Charlie Parker asked me to MC a promotion for a Harry Chapin concert in Springfield, Mass with the winner getting a home pickup in an old English Taxi, then on to the airport to give Harry a lift to the concert, followed by a backstage meet and greet and front row seats. I rode along in the back seat sitting next to Harry who was quite gracious to our guests. After a police escort to the arena in the rain we entered by way of a private door that led to the green room. Harry's band had already arrived, dined and was dressed for the show. Since we arrived just a few momentss  prior to the start Harry only had time to inhale a plate of food and do a quick warm up on his Ovation before he asked me to go out there and introduce him.

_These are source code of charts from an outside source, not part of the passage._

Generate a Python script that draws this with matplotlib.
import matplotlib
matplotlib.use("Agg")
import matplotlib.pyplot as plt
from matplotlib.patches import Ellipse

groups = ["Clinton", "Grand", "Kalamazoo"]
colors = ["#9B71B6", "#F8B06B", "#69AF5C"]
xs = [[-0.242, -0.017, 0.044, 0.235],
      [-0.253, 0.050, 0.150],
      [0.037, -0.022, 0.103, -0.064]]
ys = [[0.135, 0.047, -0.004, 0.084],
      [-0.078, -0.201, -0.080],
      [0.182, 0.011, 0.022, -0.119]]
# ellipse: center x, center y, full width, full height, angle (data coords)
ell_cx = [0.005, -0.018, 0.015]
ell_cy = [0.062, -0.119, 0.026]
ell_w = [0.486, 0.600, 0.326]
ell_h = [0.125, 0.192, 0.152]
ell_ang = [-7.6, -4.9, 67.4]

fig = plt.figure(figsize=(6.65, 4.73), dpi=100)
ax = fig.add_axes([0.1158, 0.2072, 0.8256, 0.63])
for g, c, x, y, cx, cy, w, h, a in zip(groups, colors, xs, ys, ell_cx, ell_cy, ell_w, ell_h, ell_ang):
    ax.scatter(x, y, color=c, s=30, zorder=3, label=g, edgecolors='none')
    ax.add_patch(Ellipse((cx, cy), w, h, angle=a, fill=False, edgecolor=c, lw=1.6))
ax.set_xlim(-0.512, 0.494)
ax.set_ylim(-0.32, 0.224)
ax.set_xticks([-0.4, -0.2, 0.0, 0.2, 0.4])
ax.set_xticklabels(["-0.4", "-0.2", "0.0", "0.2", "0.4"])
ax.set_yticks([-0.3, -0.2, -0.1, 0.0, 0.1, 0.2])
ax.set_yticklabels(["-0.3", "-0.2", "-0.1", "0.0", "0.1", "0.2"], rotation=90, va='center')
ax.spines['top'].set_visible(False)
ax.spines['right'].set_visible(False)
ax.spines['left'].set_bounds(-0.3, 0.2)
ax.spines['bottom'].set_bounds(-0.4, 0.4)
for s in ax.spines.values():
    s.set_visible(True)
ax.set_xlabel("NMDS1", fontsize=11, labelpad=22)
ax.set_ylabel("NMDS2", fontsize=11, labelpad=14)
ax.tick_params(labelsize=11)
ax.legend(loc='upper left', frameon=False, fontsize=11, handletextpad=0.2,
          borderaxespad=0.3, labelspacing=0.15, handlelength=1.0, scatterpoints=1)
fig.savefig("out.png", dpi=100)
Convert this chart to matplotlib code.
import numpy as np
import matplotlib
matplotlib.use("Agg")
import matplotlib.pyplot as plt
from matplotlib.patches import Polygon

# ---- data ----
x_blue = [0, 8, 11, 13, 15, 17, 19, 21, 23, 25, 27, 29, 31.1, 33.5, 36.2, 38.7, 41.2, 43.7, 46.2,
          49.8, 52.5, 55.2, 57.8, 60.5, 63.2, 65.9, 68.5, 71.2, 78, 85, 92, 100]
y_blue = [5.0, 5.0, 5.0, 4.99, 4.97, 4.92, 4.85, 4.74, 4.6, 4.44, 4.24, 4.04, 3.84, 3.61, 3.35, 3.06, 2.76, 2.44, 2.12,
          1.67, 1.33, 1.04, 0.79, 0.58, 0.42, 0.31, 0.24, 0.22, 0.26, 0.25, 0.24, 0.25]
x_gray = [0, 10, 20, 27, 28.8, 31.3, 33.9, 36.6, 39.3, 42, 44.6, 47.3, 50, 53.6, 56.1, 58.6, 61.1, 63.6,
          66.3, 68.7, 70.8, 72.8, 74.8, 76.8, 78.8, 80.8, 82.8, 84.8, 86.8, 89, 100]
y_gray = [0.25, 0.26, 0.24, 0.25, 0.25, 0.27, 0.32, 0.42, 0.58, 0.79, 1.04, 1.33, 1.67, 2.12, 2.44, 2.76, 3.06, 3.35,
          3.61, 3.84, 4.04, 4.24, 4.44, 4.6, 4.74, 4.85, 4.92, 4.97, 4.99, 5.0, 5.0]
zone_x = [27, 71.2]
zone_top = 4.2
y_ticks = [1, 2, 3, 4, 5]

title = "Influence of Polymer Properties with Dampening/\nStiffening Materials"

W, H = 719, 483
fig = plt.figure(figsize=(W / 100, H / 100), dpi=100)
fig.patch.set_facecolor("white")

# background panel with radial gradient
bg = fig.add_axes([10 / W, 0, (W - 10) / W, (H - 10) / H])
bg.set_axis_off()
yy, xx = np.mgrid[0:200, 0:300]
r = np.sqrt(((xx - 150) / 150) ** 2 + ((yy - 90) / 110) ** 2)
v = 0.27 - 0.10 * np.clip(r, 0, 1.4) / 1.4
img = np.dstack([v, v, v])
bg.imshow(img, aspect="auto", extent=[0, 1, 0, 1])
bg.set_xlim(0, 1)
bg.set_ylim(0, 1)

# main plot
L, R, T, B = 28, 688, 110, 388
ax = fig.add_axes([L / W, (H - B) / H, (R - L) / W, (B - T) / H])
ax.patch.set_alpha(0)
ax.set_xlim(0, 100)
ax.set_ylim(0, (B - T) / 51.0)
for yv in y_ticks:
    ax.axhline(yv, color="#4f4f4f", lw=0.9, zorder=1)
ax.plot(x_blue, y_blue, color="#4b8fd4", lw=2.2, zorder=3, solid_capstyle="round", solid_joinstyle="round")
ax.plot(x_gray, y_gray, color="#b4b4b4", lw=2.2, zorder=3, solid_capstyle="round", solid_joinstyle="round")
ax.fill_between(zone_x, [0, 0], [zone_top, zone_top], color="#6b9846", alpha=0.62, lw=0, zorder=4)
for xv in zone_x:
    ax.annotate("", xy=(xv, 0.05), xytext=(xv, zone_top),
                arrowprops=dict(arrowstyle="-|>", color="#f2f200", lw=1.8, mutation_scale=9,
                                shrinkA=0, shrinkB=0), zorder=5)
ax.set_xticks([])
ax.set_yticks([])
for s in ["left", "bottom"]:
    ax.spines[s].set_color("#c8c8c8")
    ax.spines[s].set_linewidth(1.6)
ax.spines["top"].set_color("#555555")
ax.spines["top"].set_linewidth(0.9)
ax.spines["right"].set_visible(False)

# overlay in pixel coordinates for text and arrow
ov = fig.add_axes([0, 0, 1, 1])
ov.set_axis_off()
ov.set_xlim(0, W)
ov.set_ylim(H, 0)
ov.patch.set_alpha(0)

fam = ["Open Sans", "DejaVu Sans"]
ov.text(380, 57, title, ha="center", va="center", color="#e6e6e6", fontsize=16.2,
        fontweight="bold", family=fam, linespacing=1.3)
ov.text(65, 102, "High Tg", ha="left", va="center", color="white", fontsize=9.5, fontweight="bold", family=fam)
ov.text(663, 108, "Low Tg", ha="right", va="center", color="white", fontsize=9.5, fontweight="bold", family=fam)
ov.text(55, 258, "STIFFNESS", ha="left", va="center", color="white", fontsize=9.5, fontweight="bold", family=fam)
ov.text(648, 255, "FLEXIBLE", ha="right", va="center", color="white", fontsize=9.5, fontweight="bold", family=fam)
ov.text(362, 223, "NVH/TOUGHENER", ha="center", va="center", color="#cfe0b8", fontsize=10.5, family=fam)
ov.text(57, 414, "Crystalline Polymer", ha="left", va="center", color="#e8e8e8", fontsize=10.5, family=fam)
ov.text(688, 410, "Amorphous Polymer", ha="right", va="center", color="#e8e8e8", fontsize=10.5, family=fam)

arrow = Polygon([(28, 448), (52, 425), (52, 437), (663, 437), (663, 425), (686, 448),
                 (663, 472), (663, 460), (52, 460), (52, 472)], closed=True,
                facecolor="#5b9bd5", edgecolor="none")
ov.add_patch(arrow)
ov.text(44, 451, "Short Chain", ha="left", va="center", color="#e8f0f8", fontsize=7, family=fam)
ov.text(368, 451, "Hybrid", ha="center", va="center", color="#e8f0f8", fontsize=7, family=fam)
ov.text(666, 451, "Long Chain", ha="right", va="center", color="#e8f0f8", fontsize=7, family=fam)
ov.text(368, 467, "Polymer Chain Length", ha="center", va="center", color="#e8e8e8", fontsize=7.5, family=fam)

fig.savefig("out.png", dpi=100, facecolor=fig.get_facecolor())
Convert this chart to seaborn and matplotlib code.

Making my way through the darkness onto the stage I was handed a mic and found myself staring into the glare of a spotlight with not a clue what was about to happen. Just as I said "Harry Chapin" another spotlight illuminated the man himself sitting on a stool strumming the familiar opening notes of "Taxi". I tried to exit the stage but couldn't see which way to go, so I stayed put. Then, like a bolt of lightening striking the stage. the  band suddenly appeared in full orchestral majesty allowing me to finally see my way off to the edge of the stage where I spent the remainder of the evening.

Dave Overson: Great site. It really brings back memories from my days at the Big D (1970-80). Can't believe it's been 30 years since I was there. It seems like yesterday. I miss the place, especially Charlie Parker. That kid Tom Ray looks familar. Oh, he was one of my students at CSB. See Wayne, I told you he would work out okay. Best wishes to all.